Henriette Killi Westhrin (born 23 March 1973 in Kragerø) is a Norwegian social worker, trade unionist and politician for the Socialist Left Party. She has been deputy leader of her party from 2003 to 2007 and State Secretary for eight years.

==Career==
Westhrin studied for one year at Telemark University College, then two years at Akershus University College.

She was a social worker in Lambertseter from 1998 to 2000, and a cultural worker in Bamble Municipality from 2000 to 2002. She was then a secretary in the trade union Norwegian Union of Social Educators and Social Workers for one year.

While studying she was an elected member of the municipal council of Kragerø Municipality. She was the deputy leader of the Socialist Youth from 1994 to 1997, central board member of the Socialist Left Party from 1999 to 2001, leader of Telemark Socialist Left Party for one year and then deputy leader of the Socialist Left Party from 2003 to 2007. She served as a deputy representative to the Parliament of Norway from Telemark during the terms 1993-1997 and 2001-2005. During that time she met during one parliamentary session, and was a member of the committees that delivered the Norwegian Official Reports 2004:1 and 2004:4.
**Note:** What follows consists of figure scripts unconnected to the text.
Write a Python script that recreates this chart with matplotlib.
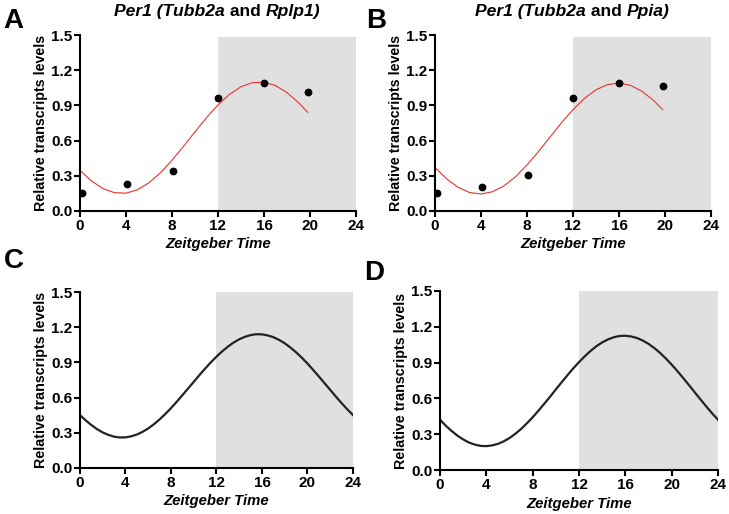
import matplotlib
matplotlib.use("Agg")
import matplotlib.pyplot as plt

plt.rcParams['font.family'] = ['Liberation Sans', 'DejaVu Sans']
plt.rcParams['font.weight'] = 'bold'

# measured Per1 levels (points) for panels A and B
zt_a = [0.2, 4.1, 8.1, 12.0, 16.0, 19.8]
per1_a = [0.15, 0.23, 0.345, 0.96, 1.095, 1.015]
zt_b = [0.2, 4.1, 8.1, 12.0, 16.0, 19.8]
per1_b = [0.15, 0.205, 0.31, 0.96, 1.095, 1.065]

# red fitted curves
fit_x = [0, 1, 2, 3, 4, 5, 6, 7, 8, 9, 10, 11, 12, 13, 14, 15, 16, 17, 18, 19, 19.8]
fit_a = [0.346, 0.256, 0.191, 0.156, 0.152, 0.181, 0.241, 0.326, 0.432, 0.551, 0.675,
         0.795, 0.904, 0.994, 1.059, 1.094, 1.098, 1.069, 1.009, 0.924, 0.841]
fit_b = [0.371, 0.275, 0.202, 0.158, 0.145, 0.164, 0.214, 0.292, 0.392, 0.507, 0.630,
         0.752, 0.864, 0.960, 1.033, 1.077, 1.090, 1.071, 1.020, 0.943, 0.864]

# black model curves for C and D, every half hour
curve_x = [0, 0.5, 1, 1.5, 2, 2.5, 3, 3.5, 4, 4.5, 5, 5.5, 6, 6.5, 7, 7.5, 8, 8.5,
           9, 9.5, 10, 10.5, 11, 11.5, 12, 12.5, 13, 13.5, 14, 14.5, 15, 15.5, 16,
           16.5, 17, 17.5, 18, 18.5, 19, 19.5, 20, 20.5, 21, 21.5, 22, 22.5, 23, 23.5, 24]
curve_c = [0.451, 0.406, 0.366, 0.331, 0.303, 0.282, 0.267, 0.260, 0.261, 0.270,
           0.285, 0.308, 0.337, 0.373, 0.414, 0.460, 0.510, 0.564, 0.620, 0.677,
           0.734, 0.792, 0.847, 0.900, 0.949, 0.994, 1.034, 1.069, 1.097, 1.118,
           1.133, 1.140, 1.139, 1.130, 1.115, 1.092, 1.063, 1.027, 0.986, 0.940,
           0.890, 0.836, 0.780, 0.723, 0.666, 0.608, 0.553, 0.500, 0.451]
curve_d = [0.421, 0.371, 0.327, 0.288, 0.256, 0.230, 0.213, 0.202, 0.200, 0.206,
           0.219, 0.240, 0.268, 0.303, 0.344, 0.391, 0.442, 0.497, 0.555, 0.614,
           0.675, 0.735, 0.794, 0.851, 0.904, 0.953, 0.998, 1.037, 1.069, 1.094,
           1.112, 1.123, 1.125, 1.119, 1.106, 1.085, 1.057, 1.022, 0.981, 0.934,
           0.883, 0.828, 0.770, 0.711, 0.650, 0.590, 0.531, 0.474, 0.421]

xticks = [0, 4, 8, 12, 16, 20, 24]
yticks = [0.0, 0.3, 0.6, 0.9, 1.2, 1.5]

fig = plt.figure(figsize=(7.29, 5.14), dpi=100)

axA = fig.add_axes([0.1097, 0.5895, 0.3786, 0.3424])
axB = fig.add_axes([0.5967, 0.5895, 0.3786, 0.3424])
axC = fig.add_axes([0.1097, 0.0895, 0.3745, 0.3424])
axD = fig.add_axes([0.6036, 0.0856, 0.3813, 0.3483])


def style(ax, shade_top):
    ax.fill_between([12, 24], 0, shade_top, color='#e0e0e0', lw=0, zorder=0)
    ax.set_xlim(0, 24)
    ax.set_ylim(0, 1.5)
    ax.set_xticks(xticks)
    ax.set_yticks(yticks)
    ax.set_yticklabels(['%.1f' % v for v in yticks])
    for s in ['top', 'right']:
        ax.spines[s].set_visible(False)
    for s in ['left', 'bottom']:
        ax.spines[s].set_linewidth(1.5)
    ax.tick_params(width=1.5, length=4, labelsize=11, pad=1.5)
    for lab in ax.get_xticklabels() + ax.get_yticklabels():
        lab.set_fontweight('bold')
    ax.set_xlabel('Zeitgeber Time', fontsize=10.7, fontweight='bold', style='italic', labelpad=3.5)
    ax.set_ylabel('Relative transcripts levels', fontsize=10.3, fontweight='bold', labelpad=2)
    ax.patch.set_alpha(0)


style(axA, 1.48)
axA.plot(fit_x, fit_a, color='#e8332f', lw=0.8, zorder=2)
axA.plot(zt_a, per1_a, 'o', color='black', ms=4.6, zorder=3)

style(axB, 1.48)
axB.plot(fit_x, fit_b, color='#e8332f', lw=0.8, zorder=2)
axB.plot(zt_b, per1_b, 'o', color='black', ms=4.6, zorder=3)

style(axC, 1.5)
axC.plot(curve_x, curve_c, color='#222222', lw=1.6, zorder=2)

style(axD, 1.5)
axD.plot(curve_x, curve_d, color='#222222', lw=1.6, zorder=2)

# panel letters
for x, y, s in [(0.004, 0.959, 'A'), (0.502, 0.959, 'B'), (0.006, 0.492, 'C'), (0.499, 0.469, 'D')]:
    fig.text(x, y, s, fontsize=20, fontweight='bold', va='center')


def rich_title(xc, y, parts):
    fig.canvas.draw()
    r = fig.canvas.get_renderer()
    texts = []
    for s, st in parts:
        t = fig.text(0, y, s, fontsize=12.6, fontweight='bold', style=st, va='center')
        texts.append(t)
    widths = [t.get_window_extent(r).width for t in texts]
    total = sum(widths)
    x0 = xc * fig.bbox.width - total / 2
    for t, w in zip(texts, widths):
        t.set_x(x0 / fig.bbox.width)
        x0 += w


rich_title(0.298, 0.977, [('Per1 (Tubb2a', 'italic'), (' and ', 'normal'), ('Rplp1)', 'italic')])
rich_title(0.785, 0.977, [('Per1 (Tubb2a', 'italic'), (' and ', 'normal'), ('Ppia)', 'italic')])

fig.savefig('out.png', dpi=100)
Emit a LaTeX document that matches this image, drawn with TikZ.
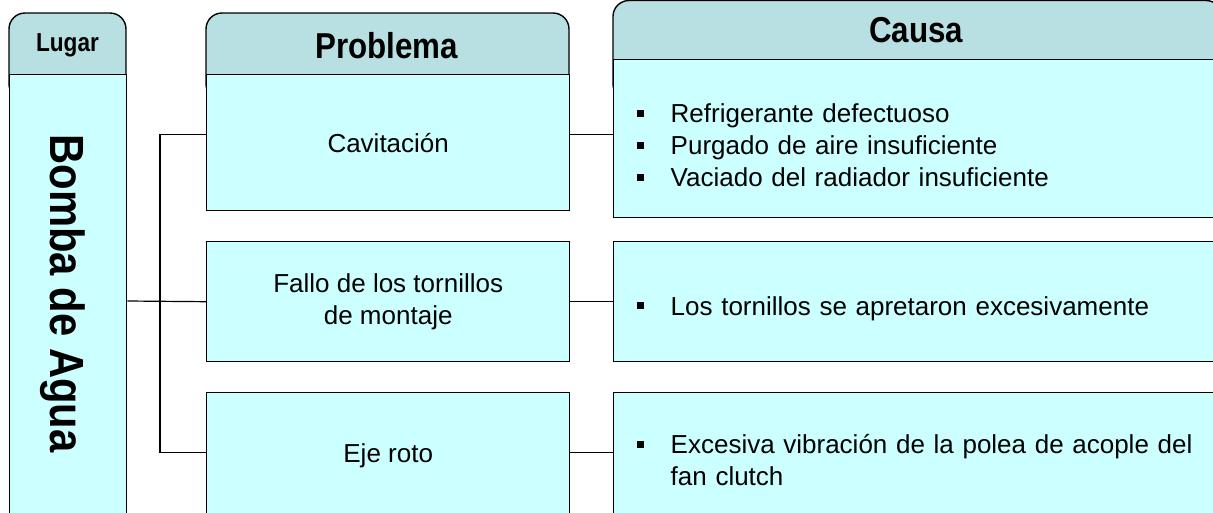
\documentclass[tikz,border=0pt]{standalone}
\usepackage{fontspec}
\setmainfont{Liberation Sans}
\newfontfamily\headfont[FakeStretch=0.87]{Liberation Sans}
\usepackage{tikz}

\definecolor{headfill}{RGB}{184,223,226}
\definecolor{bodyfill}{RGB}{204,255,255}
\newcommand{\causaitem}[1]{\par\hangindent=34pt\hangafter=1\noindent\makebox[34pt][l]{\rule[6pt]{7pt}{7pt}}#1\par}

\begin{document}
\begin{tikzpicture}[x=1pt, y=-1pt,
		head/.style={draw=black, line width=1.4pt, fill=headfill, rounded corners=16pt},
		headtext/.style={font=\headfont\bfseries\fontsize{#1}{#1}\selectfont, inner sep=0pt},
		body/.style={draw=black, line width=1.4pt, fill=bodyfill, anchor=north west, inner sep=0pt, align=center, font=\fontsize{26}{32}\selectfont},
		causabox/.style={body, text width=590pt, inner xsep=23pt, align=left},
		link/.style={line width=1.2pt}]
				\useasboundingbox (0,0) rectangle (1213,512);

				% headers (lower part hidden under the boxes)
				\filldraw[head] (9,13) rectangle (126,100);
				\filldraw[head] (206,13) rectangle (569,100);
				\filldraw[head] (613,0.5) rectangle (1222,100);
				\node[headtext=26] (lugarhead) at (67.5,45) {Lugar};
				\node[headtext=36] (probhead) at (386.5,46) {Problema};
				\node[headtext=36] (causahead) at (916,30) {Causa};

				% lugar
				\node[body, minimum width=117pt, minimum height=442pt] (lugar) at (9,74) {};
				\node[headtext=48, rotate=-90] (bomba) at (62.5,293.5) {Bomba de Agua};

				% problema
				\node[body, minimum width=363pt, minimum height=136pt] (cav) at (206,74) {Cavitación};
				\node[body, minimum width=363pt, minimum height=120pt] (fallo) at (206,241) {Fallo de los tornillos\\de montaje};
				\node[body, minimum width=363pt, minimum height=126pt] (eje) at (206,392) {Eje roto};

				% causa
				\node[causabox, minimum height=158pt] (cau1) at (613,59) {\causaitem{Refrigerante defectuoso}\causaitem{Purgado de aire insuficiente}\causaitem{Vaciado del radiador insuficiente}};
				\node[causabox, minimum height=120pt] (cau2) at (613,241) {\causaitem{Los tornillos se apretaron excesivamente}};
				\node[causabox, minimum height=122pt] (cau3) at (613,392) {\causaitem{Excesiva vibración de la polea de acople del\newline fan clutch}};

				% connectors
				\coordinate (fork) at (160,301);
				\draw[link] (lugar.east |- fork) -- (fallo.west);
				\draw[link] ([yshift=8pt]cav.west) -| (fork) |- ([yshift=3pt]eje.west);
				\draw[link] ([yshift=8pt]cav.east) -- ([yshift=8pt]cav.east -| cau1.west);
				\draw[link] (fallo.east) -- (cau2.west);
				\draw[link] ([yshift=3pt]eje.east) -- ([yshift=3pt]eje.east -| cau3.west);
			\end{tikzpicture}
\end{document}
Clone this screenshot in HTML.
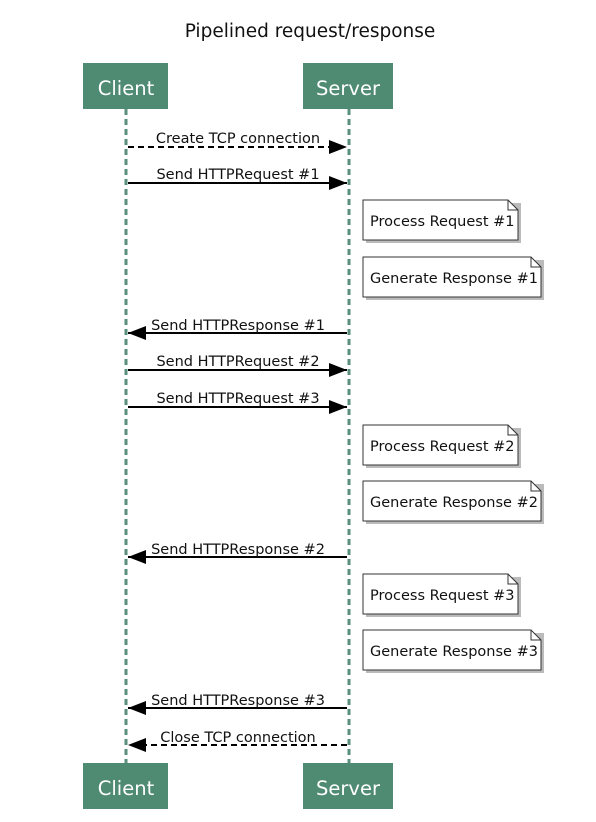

When the Socialist Left Party entered Stoltenberg's Second Cabinet in 2005, Westhrin was appointed State Secretary in the Ministry of the Environment. After the cabinet reshuffle in October 2007, Westhrin became State Secretary in the Ministry of Finance. After another reshuffle in October 2009, Westhrin changed to the Ministry of Children and Equality, before rejoining the Ministry of the Environment in March 2012. She lost her seat at the 2013 election in the following October.